### Stated exercise
Your output must be the lines below from the line containing "Give me the" to the line containing "const dataSets = [values0_20, values20_40, values40_60];", both lines included, reproduced exactly and without pictures.

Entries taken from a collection
* * *
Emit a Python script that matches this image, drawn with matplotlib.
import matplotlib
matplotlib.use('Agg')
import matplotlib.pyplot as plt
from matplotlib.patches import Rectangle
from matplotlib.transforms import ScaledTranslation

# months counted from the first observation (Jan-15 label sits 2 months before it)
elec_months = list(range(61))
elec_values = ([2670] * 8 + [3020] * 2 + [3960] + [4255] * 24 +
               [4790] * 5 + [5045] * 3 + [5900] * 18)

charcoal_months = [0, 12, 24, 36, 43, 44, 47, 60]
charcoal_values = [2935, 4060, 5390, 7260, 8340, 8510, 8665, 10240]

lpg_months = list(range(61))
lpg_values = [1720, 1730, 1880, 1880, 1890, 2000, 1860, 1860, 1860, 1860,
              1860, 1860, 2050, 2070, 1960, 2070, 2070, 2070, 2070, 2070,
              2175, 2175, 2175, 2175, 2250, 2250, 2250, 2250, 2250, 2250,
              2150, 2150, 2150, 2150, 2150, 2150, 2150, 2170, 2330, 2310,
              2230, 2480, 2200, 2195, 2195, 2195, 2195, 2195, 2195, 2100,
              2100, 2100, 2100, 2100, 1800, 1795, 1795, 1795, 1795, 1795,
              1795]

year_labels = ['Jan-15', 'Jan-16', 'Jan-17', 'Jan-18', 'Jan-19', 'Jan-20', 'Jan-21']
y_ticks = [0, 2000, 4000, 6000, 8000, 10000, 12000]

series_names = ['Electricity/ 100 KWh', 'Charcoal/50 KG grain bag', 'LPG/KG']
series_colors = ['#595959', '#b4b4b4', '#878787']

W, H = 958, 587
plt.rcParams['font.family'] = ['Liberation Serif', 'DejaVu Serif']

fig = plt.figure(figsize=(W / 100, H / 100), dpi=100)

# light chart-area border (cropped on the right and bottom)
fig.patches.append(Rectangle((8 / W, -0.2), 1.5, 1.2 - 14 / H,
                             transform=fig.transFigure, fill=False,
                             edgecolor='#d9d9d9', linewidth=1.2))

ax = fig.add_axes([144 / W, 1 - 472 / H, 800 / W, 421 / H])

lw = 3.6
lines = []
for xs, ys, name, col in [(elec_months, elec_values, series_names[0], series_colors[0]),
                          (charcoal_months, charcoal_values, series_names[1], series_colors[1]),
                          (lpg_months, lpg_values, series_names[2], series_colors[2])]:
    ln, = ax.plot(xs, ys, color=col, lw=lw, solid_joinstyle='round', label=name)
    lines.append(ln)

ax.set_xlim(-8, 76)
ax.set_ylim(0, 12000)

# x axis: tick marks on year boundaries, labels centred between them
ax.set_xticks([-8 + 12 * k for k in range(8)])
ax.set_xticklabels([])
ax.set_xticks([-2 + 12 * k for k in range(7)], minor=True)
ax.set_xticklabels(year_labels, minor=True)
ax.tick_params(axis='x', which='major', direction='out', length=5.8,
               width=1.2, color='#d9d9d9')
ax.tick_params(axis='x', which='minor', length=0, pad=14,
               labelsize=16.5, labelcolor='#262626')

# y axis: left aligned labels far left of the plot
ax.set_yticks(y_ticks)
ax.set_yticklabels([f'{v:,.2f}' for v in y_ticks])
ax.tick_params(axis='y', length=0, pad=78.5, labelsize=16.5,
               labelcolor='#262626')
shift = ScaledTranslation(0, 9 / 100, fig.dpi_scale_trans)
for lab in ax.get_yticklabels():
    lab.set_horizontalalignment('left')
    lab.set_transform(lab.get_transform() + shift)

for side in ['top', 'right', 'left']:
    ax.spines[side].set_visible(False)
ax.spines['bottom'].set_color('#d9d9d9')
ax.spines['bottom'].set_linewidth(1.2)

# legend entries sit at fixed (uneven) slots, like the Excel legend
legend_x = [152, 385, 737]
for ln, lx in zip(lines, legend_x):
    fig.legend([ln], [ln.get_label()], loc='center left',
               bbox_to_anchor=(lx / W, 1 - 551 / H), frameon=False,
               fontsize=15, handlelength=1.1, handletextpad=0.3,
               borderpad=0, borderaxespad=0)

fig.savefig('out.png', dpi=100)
* * *
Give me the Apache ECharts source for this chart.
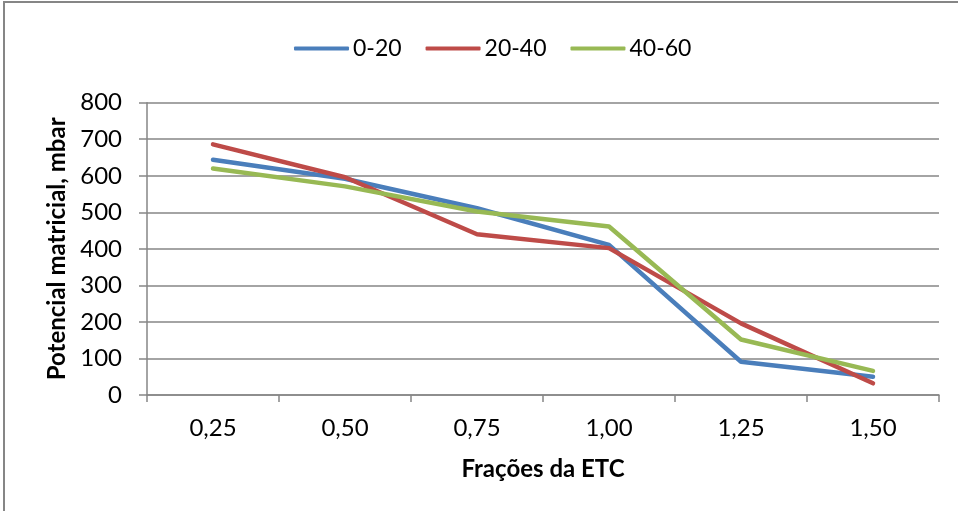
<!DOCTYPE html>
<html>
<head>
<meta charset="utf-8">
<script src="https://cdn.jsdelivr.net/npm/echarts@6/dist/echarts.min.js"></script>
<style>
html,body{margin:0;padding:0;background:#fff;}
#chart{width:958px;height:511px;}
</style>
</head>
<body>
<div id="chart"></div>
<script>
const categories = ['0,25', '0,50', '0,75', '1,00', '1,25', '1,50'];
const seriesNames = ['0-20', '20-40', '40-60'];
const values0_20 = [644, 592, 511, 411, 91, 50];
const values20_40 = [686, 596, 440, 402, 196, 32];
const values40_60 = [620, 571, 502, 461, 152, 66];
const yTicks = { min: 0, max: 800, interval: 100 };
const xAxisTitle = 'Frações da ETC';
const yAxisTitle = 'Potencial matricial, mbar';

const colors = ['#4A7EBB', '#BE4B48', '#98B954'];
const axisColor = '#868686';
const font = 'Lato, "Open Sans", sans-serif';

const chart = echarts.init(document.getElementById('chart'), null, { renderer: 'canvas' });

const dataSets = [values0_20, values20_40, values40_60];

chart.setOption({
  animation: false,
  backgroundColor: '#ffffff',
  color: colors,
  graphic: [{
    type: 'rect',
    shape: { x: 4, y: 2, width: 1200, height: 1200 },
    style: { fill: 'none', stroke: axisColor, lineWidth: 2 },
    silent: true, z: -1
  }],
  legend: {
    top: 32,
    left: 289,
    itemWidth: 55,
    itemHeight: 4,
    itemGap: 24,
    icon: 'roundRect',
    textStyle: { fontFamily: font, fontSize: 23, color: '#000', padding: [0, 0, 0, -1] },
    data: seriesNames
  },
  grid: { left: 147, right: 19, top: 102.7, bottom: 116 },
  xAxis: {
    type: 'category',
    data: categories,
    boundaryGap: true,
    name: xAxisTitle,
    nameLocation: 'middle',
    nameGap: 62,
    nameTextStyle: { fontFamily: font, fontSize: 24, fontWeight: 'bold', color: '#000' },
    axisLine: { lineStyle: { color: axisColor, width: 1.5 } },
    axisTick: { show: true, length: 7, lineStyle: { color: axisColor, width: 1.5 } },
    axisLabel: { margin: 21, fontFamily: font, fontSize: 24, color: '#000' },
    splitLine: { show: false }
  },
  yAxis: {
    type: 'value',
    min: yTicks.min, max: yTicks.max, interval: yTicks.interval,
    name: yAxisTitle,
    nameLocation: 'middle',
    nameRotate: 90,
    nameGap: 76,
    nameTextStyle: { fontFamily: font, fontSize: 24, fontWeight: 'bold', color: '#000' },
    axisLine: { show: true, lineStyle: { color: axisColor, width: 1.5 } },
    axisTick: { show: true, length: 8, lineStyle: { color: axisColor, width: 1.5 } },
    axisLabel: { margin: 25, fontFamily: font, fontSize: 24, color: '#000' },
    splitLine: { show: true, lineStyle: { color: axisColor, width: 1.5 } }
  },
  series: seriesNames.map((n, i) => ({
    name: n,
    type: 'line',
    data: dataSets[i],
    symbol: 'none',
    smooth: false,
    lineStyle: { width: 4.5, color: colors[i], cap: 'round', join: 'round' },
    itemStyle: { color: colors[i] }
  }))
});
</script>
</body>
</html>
* * *
### Solution to the problem
Give me the Apache ECharts source for this chart.
<!DOCTYPE html>
<html>
<head>
<meta charset="utf-8">
<script src="https://cdn.jsdelivr.net/npm/echarts@6/dist/echarts.min.js"></script>
<style>
html,body{margin:0;padding:0;background:#fff;}
#chart{width:958px;height:511px;}
</style>
</head>
<body>
<div id="chart"></div>
<script>
const categories = ['0,25', '0,50', '0,75', '1,00', '1,25', '1,50'];
const seriesNames = ['0-20', '20-40', '40-60'];
const values0_20 = [644, 592, 511, 411, 91, 50];
const values20_40 = [686, 596, 440, 402, 196, 32];
const values40_60 = [620, 571, 502, 461, 152, 66];
const yTicks = { min: 0, max: 800, interval: 100 };
const xAxisTitle = 'Frações da ETC';
const yAxisTitle = 'Potencial matricial, mbar';

const colors = ['#4A7EBB', '#BE4B48', '#98B954'];
const axisColor = '#868686';
const font = 'Lato, "Open Sans", sans-serif';

const chart = echarts.init(document.getElementById('chart'), null, { renderer: 'canvas' });

const dataSets = [values0_20, values20_40, values40_60];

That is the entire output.